Dieu parle à l’homme. La « séparation des biens », comme dit Lévinas, est insurmontable. Mais cette « brisure  » ne réduit pas la voix off de Dieu au silence. Si la parole trouve un « maître » vivant, un père qui « l’assiste », elle ne meurt pas. Relisant le Phèdre, l’auteur note que Platon, philosophe païen inaugurant le règne du Logos, partage encore ce souci et défend la dette de l’écriture envers la parole. La bifurcation ne tarde pas : adoptant l’écriture, la philosophie occidentale récuse ce lien et congédie l’écriture comme « lieu du passé absolu ».

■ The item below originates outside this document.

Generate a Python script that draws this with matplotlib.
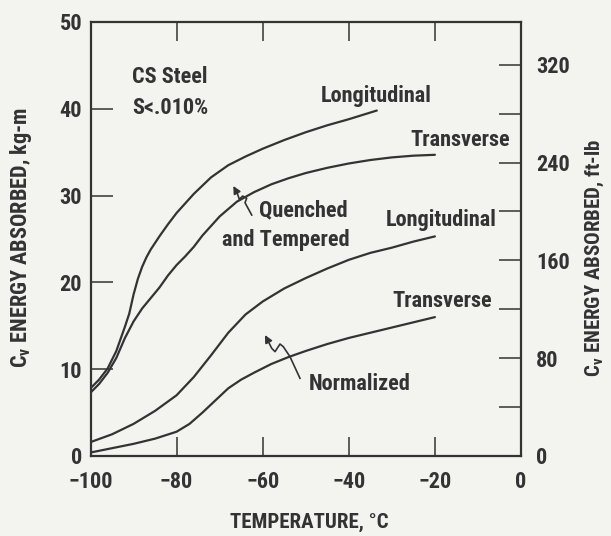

Vouée au présent pur, préférant l’esprit à la lettre morte, la rationalité occidentale commet un crime parfait : elle assassine celui qui témoigne de la profondeur de l’écriture. Délestée du lien passé, elle s’adonne à un vieux rêve, celui de l’« homme comme fils de l’homme ». « L’empire du rien » se met au service de « l’eugénisme ».

Le clonage, « vérité  » de cette ratio occidentale « privée de hauteur » ? Le Meurtre du pasteur porte à son incandescence le soupçon sur une idéologie des droits de l’homme qui prétend protéger la dignité humaine en l’émancipant de toutes limites. Cette athéologie négative accomplit l’idéal de ses prédécesseurs : l’explosion des conatus. (…) Rien en « droit », ne saurait échapper à la forme des droits de l’homme : question de puissance. Venant d’un homme qui a choisi de vivre à Jérusalem et d’y fonder, avec Alain Finkielkraut et Bernard-Henri Lévy, un institut universitaire francophone dédié à la mémoire d’Emmanuel Lévinas, cette attaque, véhémente, doit être entendue pour ce qu’elle est : une exhortation à refuser un processus vital sourd au « ruissellement éternel du dehors » (1).

(1) Maurice Blanchot, Sur Emmanuel Lévinas, Fata Morgana.